When do I need to disclose a “material connection,” and what types of connections qualify?
You need to disclose a “material connection” whenever you have a relationship with a brand or product that could influence your audience’s perception of your endorsement. This includes, but is not limited to: receiving money or other compensation (e.g., gift cards, affiliate commissions, contest prizes); being given free products or services; receiving discounts; having a family, employment, or personal relationship with the company; or acting as an owner or employee of the brand. The underlying principle is transparency: if your audience would want to know about your connection before considering your endorsement, you must disclose it.
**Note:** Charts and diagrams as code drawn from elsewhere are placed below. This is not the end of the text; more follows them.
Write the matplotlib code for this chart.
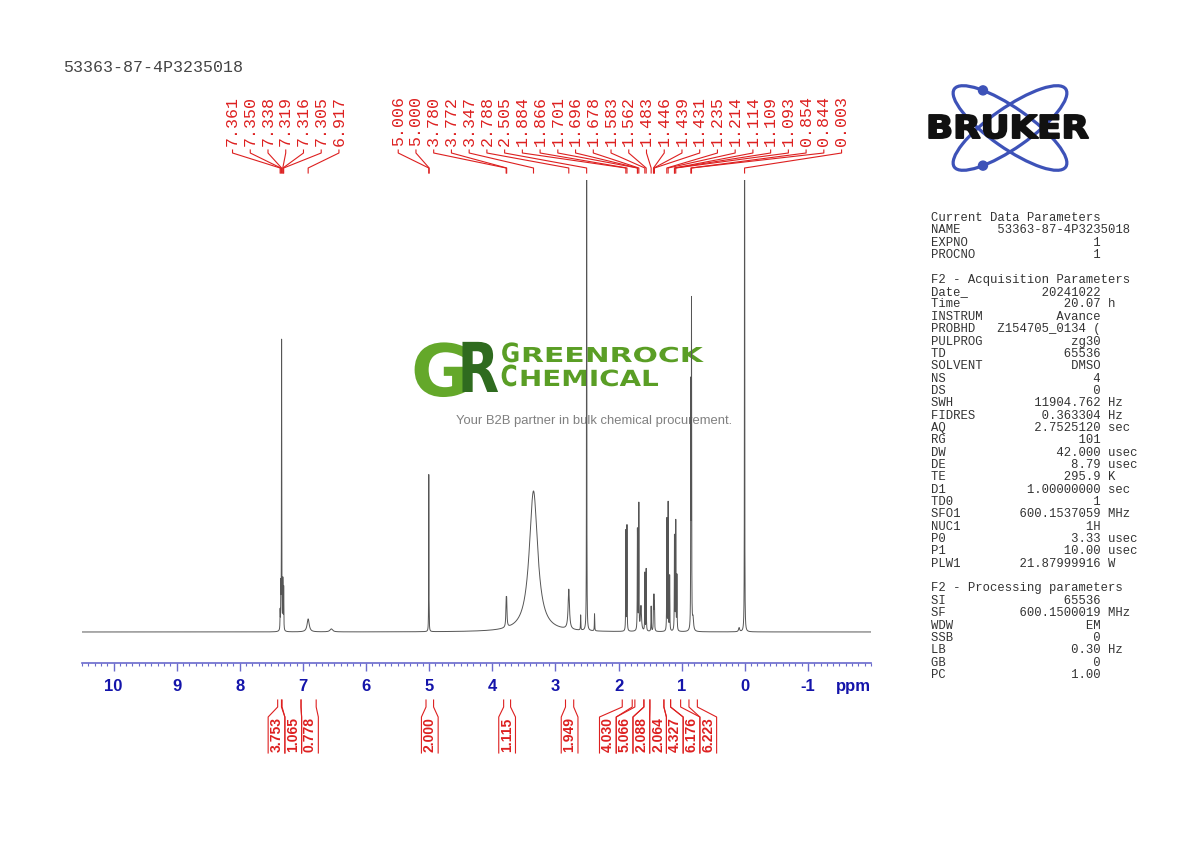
import numpy as np
import matplotlib
matplotlib.use("Agg")
import matplotlib.pyplot as plt
import matplotlib.patheffects as pe
from matplotlib.patches import Ellipse, Circle
from matplotlib.ticker import MultipleLocator
from matplotlib.transforms import Affine2D, blended_transform_factory

plt.rcParams["axes.unicode_minus"] = False

sample_name = "53363-87-4P3235018"

# picked peaks (top labels), ppm
peak_labels = [7.361, 7.350, 7.338, 7.319, 7.316, 7.305, 6.917,
               5.006, 5.000, 3.780, 3.772, 3.347, 2.788, 2.505,
               1.884, 1.866, 1.701, 1.696, 1.678, 1.583, 1.562,
               1.483, 1.446, 1.439, 1.431, 1.235, 1.214, 1.114,
               1.109, 1.093, 0.854, 0.844, 0.003]

# spectrum lines: position (ppm), height (px over baseline), width (ppm)
line_ppm = [7.361, 7.350, 7.338, 7.319, 7.316, 7.305, 6.917, 6.55,
            5.006, 5.000, 3.780, 3.772, 3.347, 2.788, 2.60, 2.505, 2.38,
            1.884, 1.866, 1.701, 1.696, 1.678, 1.645, 1.583, 1.562,
            1.483, 1.446, 1.439, 1.431, 1.235, 1.214, 1.19,
            1.114, 1.109, 1.093, 1.075, 0.854, 0.844, 0.82, 0.09, 0.003]
line_height = [18, 40, 290, 35, 30, 42, 13, 3,
               156, 12, 22, 22, 141, 40, 15, 700, 17,
               100, 105, 85, 80, 125, 25, 58, 62,
               25, 28, 30, 26, 112, 128, 55,
               80, 75, 108, 55, 235, 320, 12, 4, 700]
line_width = [0.005, 0.005, 0.005, 0.005, 0.005, 0.005, 0.04, 0.05,
              0.004, 0.004, 0.012, 0.012, 0.16, 0.025, 0.006, 0.004, 0.006,
              0.005, 0.005, 0.005, 0.005, 0.005, 0.02, 0.005, 0.005,
              0.006, 0.006, 0.006, 0.006, 0.005, 0.005, 0.006,
              0.005, 0.005, 0.005, 0.006, 0.005, 0.005, 0.02, 0.02, 0.004]

# integrals
integral_values = ["3.753", "1.065", "0.778", "2.000", "1.115", "1.949",
                   "4.030", "5.066", "2.088", "2.064", "4.327", "6.176", "6.223"]
integral_from = [7.40, 7.33, 7.03, 5.05, 3.82, 2.84, 1.941, 1.741, 1.598, 1.503, 1.281, 1.175, 0.884]
integral_to = [7.34, 7.03, 6.79, 4.93, 3.71, 2.71, 1.783, 1.598, 1.503, 1.281, 1.175, 1.016, 0.751]

params = [
    "Current Data Parameters",
    ("NAME", sample_name, ""),
    ("EXPNO", "1", ""),
    ("PROCNO", "1", ""),
    "",
    "F2 - Acquisition Parameters",
    ("Date_", "20241022", ""),
    ("Time", "20.07", "h"),
    ("INSTRUM", "Avance", ""),
    ("PROBHD", "Z154705_0134 (", ""),
    ("PULPROG", "zg30", ""),
    ("TD", "65536", ""),
    ("SOLVENT", "DMSO", ""),
    ("NS", "4", ""),
    ("DS", "0", ""),
    ("SWH", "11904.762", "Hz"),
    ("FIDRES", "0.363304", "Hz"),
    ("AQ", "2.7525120", "sec"),
    ("RG", "101", ""),
    ("DW", "42.000", "usec"),
    ("DE", "8.79", "usec"),
    ("TE", "295.9", "K"),
    ("D1", "1.00000000", "sec"),
    ("TD0", "1", ""),
    ("SFO1", "600.1537059", "MHz"),
    ("NUC1", "1H", ""),
    ("P0", "3.33", "usec"),
    ("P1", "10.00", "usec"),
    ("PLW1", "21.87999916", "W"),
    "",
    "F2 - Processing parameters",
    ("SI", "65536", ""),
    ("SF", "600.1500019", "MHz"),
    ("WDW", "EM", ""),
    ("SSB", "0", ""),
    ("LB", "0.30", "Hz"),
    ("GB", "0", ""),
    ("PC", "1.00", ""),
]

RED = "#dd2020"
BLUE_TXT = "#1414aa"
BLUE_LINE = "#6a6acc"


class Stretch(pe.AbstractPathEffect):
    # scale the glyphs around the text origin (logo lettering), optional extra stroke
    def __init__(self, sx, sy=1.0, stroke=0.0):
        super().__init__()
        self.sx = sx
        self.sy = sy
        self.stroke = stroke

    def draw_path(self, renderer, gc, tpath, affine, rgbFace=None):
        x0, y0 = affine.transform((0, 0))
        aff = affine + Affine2D().translate(-x0, -y0).scale(self.sx, self.sy).translate(x0, y0)
        gc0 = renderer.new_gc()
        gc0.copy_properties(gc)
        gc0.set_linewidth(self.stroke)
        renderer.draw_path(gc0, tpath, aff, rgbFace)
        gc0.restore()


def spread(centers, gap):
    groups = [[c] for c in centers]
    changed = True
    while changed:
        changed = False
        for k in range(len(groups) - 1):
            a, b = groups[k], groups[k + 1]
            a_last = np.mean(a) - gap * (len(a) - 1) / 2
            b_first = np.mean(b) + gap * (len(b) - 1) / 2
            if a_last - b_first < gap:
                groups[k] = a + b
                del groups[k + 1]
                changed = True
                break
    out = []
    for g in groups:
        m = np.mean(g)
        out += [m + gap * ((len(g) - 1) / 2 - i) for i in range(len(g))]
    return out


fig = plt.figure(figsize=(11.9, 8.42), dpi=100)

# overlay in pixel coordinates
ov = fig.add_axes([0, 0, 1, 1])
ov.set_xlim(0, 1190)
ov.set_ylim(842, 0)
ov.axis("off")

# spectrum axes
ax = fig.add_axes([82 / 1190, (842 - 663) / 842, 789 / 1190, 483 / 842])
ax.patch.set_alpha(0)
ppm = np.linspace(10.5, -2.0, 60001)
spec = np.zeros_like(ppm)
for p, h, w in zip(line_ppm, line_height, line_width):
    spec += h / (1 + ((ppm - p) / (w / 2)) ** 2)
ax.plot(ppm, spec, color="#555555", lw=0.7)
ax.set_xlim(10.5, -2.0)
ax.set_ylim(-31, 452)
for s in ["top", "left", "right"]:
    ax.spines[s].set_visible(False)
ax.spines["bottom"].set_color(BLUE_LINE)
ax.spines["bottom"].set_linewidth(1.2)
ax.set_yticks([])
major = list(range(-1, 11))
ax.set_xticks(major, labels=[str(v) for v in major], fontsize=12,
              fontweight="bold", color=BLUE_TXT, family="Liberation Sans")
ax.xaxis.set_minor_locator(MultipleLocator(0.1))
ax.tick_params(axis="x", which="major", direction="out", length=5.8, width=1,
               color=BLUE_LINE, pad=6)
ax.tick_params(axis="x", which="minor", direction="out", length=2.2, width=0.8,
               color=BLUE_LINE)
ov.text(853, 687, "ppm", ha="center", va="center", fontsize=12, fontweight="bold",
        color=BLUE_TXT, family="Liberation Sans")

tr = blended_transform_factory(ax.transData, ov.transData)

# top peak labels
label_x = spread(peak_labels, 17.7 / 63)
for lx, p in zip(label_x, peak_labels):
    ov.text(lx, 146, f"{p:.3f}", transform=tr, rotation=90, ha="center", va="bottom",
            fontsize=12, family="Liberation Mono", color=RED)
    ov.plot([lx, lx, p, p], [150, 153, 168, 173], transform=tr, color=RED, lw=0.8)

# integrals
centers = [(a + b) / 2 for a, b in zip(integral_from, integral_to)]
gap = 16.7 / 63
int_x = spread(centers, gap)
hw = gap / 2
for lx, a, b, v in zip(int_x, integral_from, integral_to, integral_values):
    ov.plot([a, a, lx + hw, lx + hw], [700, 707, 717, 753], transform=tr, color=RED, lw=0.8)
    ov.plot([b, b, lx - hw, lx - hw], [700, 707, 717, 753], transform=tr, color=RED, lw=0.8)
    ov.text(lx, 735, v, transform=tr, rotation=90, ha="center", va="center",
            fontsize=10, fontweight="bold", family="Liberation Sans", color=RED)

# title and parameter block
ov.text(63, 68, sample_name, ha="left", va="center", fontsize=12,
        family="Liberation Mono", color="#444444")
for i, row in enumerate(params):
    if isinstance(row, tuple):
        key, val, unit = row
        line = f"{key:<9}{val:>14} {unit}".rstrip()
    else:
        line = row
    ov.text(931, 218 + i * 12.35, line, ha="left", va="center", fontsize=8.8,
            family="Liberation Mono", color="#333333")

# watermark
ov.text(411, 396, "G", ha="left", va="baseline", fontsize=40, fontweight="bold",
        family="DejaVu Sans", color="#64a82a", path_effects=[Stretch(1.3, 1.3)])
ov.text(457.5, 392, "R", ha="left", va="baseline", fontsize=39, fontweight="bold",
        family="DejaVu Sans", color="#2f6b1f", path_effects=[Stretch(1.0, 1.27)])
ov.text(501, 362, "G", ha="left", va="baseline", fontsize=16, fontweight="bold",
        family="DejaVu Sans", color="#5a9e25", path_effects=[Stretch(1.05, 1.19)])
ov.text(521, 362, "REENROCK", ha="left", va="baseline", fontsize=14.8, fontweight="bold",
        family="DejaVu Sans", color="#5a9e25", path_effects=[Stretch(1.45)])
ov.text(500.5, 386, "C", ha="left", va="baseline", fontsize=16, fontweight="bold",
        family="DejaVu Sans", color="#5a9e25", path_effects=[Stretch(1.05, 1.3)])
ov.text(519, 386, "HEMICAL", ha="left", va="baseline", fontsize=16, fontweight="bold",
        family="DejaVu Sans", color="#5a9e25", path_effects=[Stretch(1.25)])
ov.text(456, 421, "Your B2B partner in bulk chemical procurement.", ha="left",
        va="center", fontsize=9.4, family="Liberation Sans", color="#808080")

# Bruker logo
cx, cy, a, b = 1010, 128, 68, 20
for ang, sgn in [(35, -1), (-35, 1)]:
    ov.add_patch(Ellipse((cx, cy), 2 * a, 2 * b, angle=ang, fill=False,
                         edgecolor="#3d52b8", lw=2.3))
    t = np.radians(-130 * -sgn)
    th = np.radians(ang)
    dx = a * np.cos(t) * np.cos(th) - b * np.sin(t) * np.sin(th)
    dy = a * np.cos(t) * np.sin(th) + b * np.sin(t) * np.cos(th)
    ov.add_patch(Circle((cx + dx, cy + dy), 4.5, color="#3d52b8"))
ov.text(926, 138, "BRUKER", ha="left", va="baseline", fontsize=22.7, fontweight="bold",
        family="DejaVu Sans", color="#111111", zorder=5,
        path_effects=[Stretch(1.13, 1.0, 1.4)])

fig.savefig("out.png", dpi=100)
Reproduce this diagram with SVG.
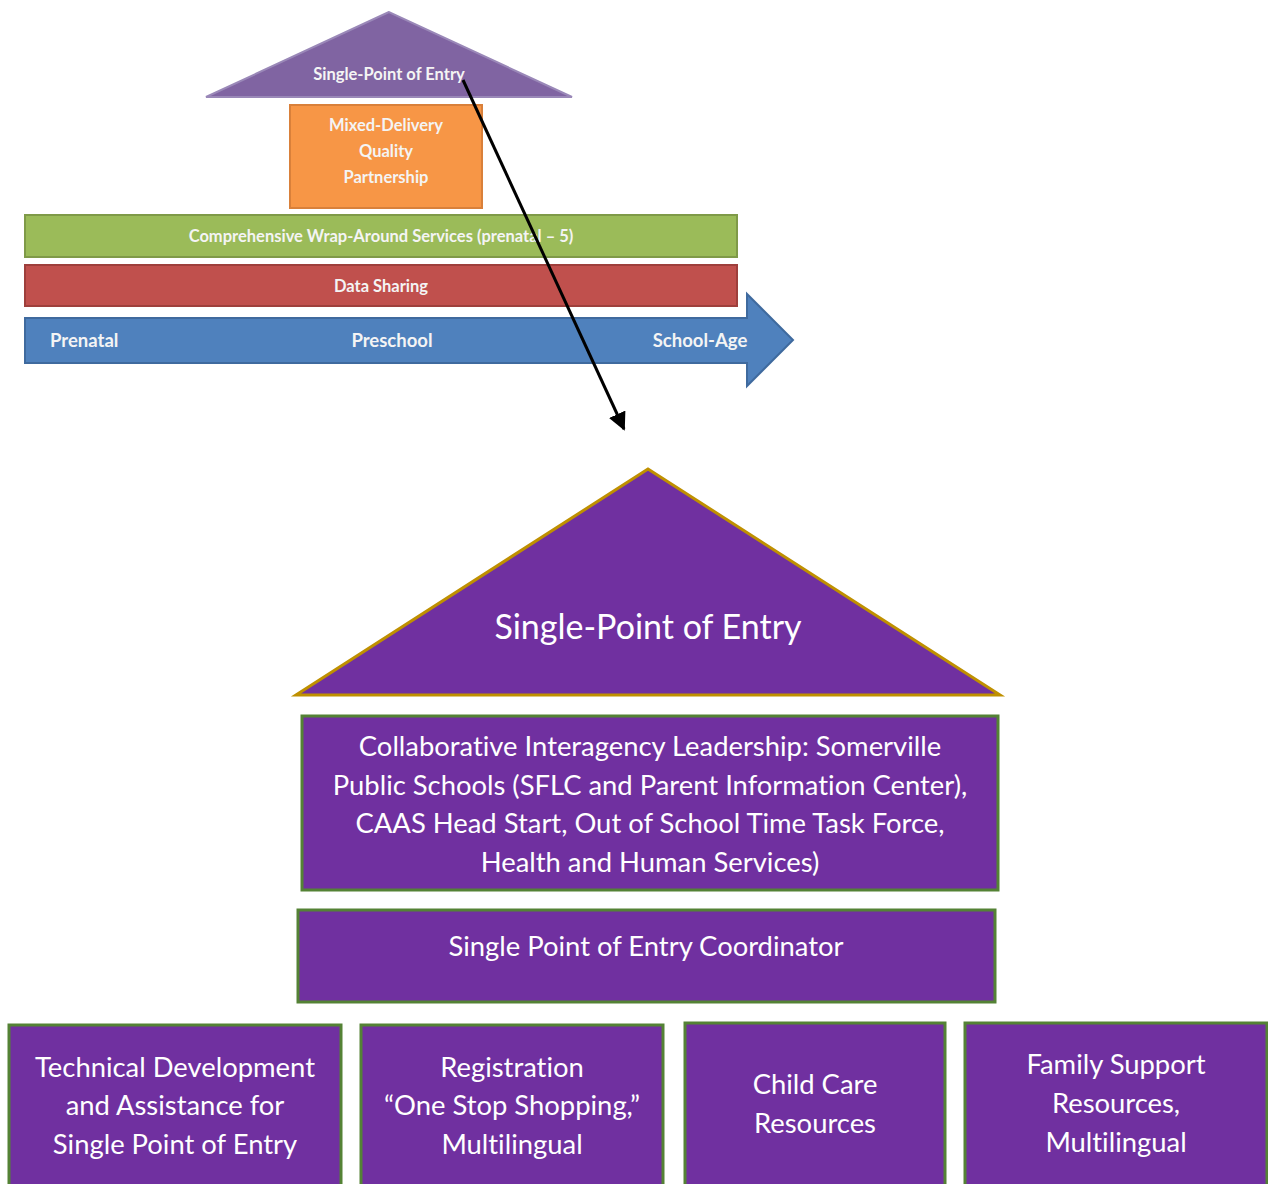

What are essential provisions to include in an influencer marketing agreement to ensure FTC compliance?
To ensure FTC compliance, an influencer marketing agreement should explicitly address disclosure requirements. Key provisions include: 1) **Specific Disclosure Language:** Prescribe exact hashtags (e.g., #ad, #sponsored) or phrases influencers must use, along with clear guidelines on their placement and prominence. 2) **FTC Compliance Acknowledgment:** A clause requiring the influencer to understand and adhere to FTC Endorsement Guides. 3) **Content Review and Approval:** Granting the brand the right to review content before publication to ensure compliance and message accuracy. 4) **Indemnification:** Protection for the brand if the influencer fails to comply with disclosure rules, leading to fines or legal issues. 5) **Representations and Warranties:** Influencer’s promise to comply with all applicable laws, including FTC regulations, and to avoid deceptive practices. 6) **Termination Clause:** For breaches of compliance or other contractual terms.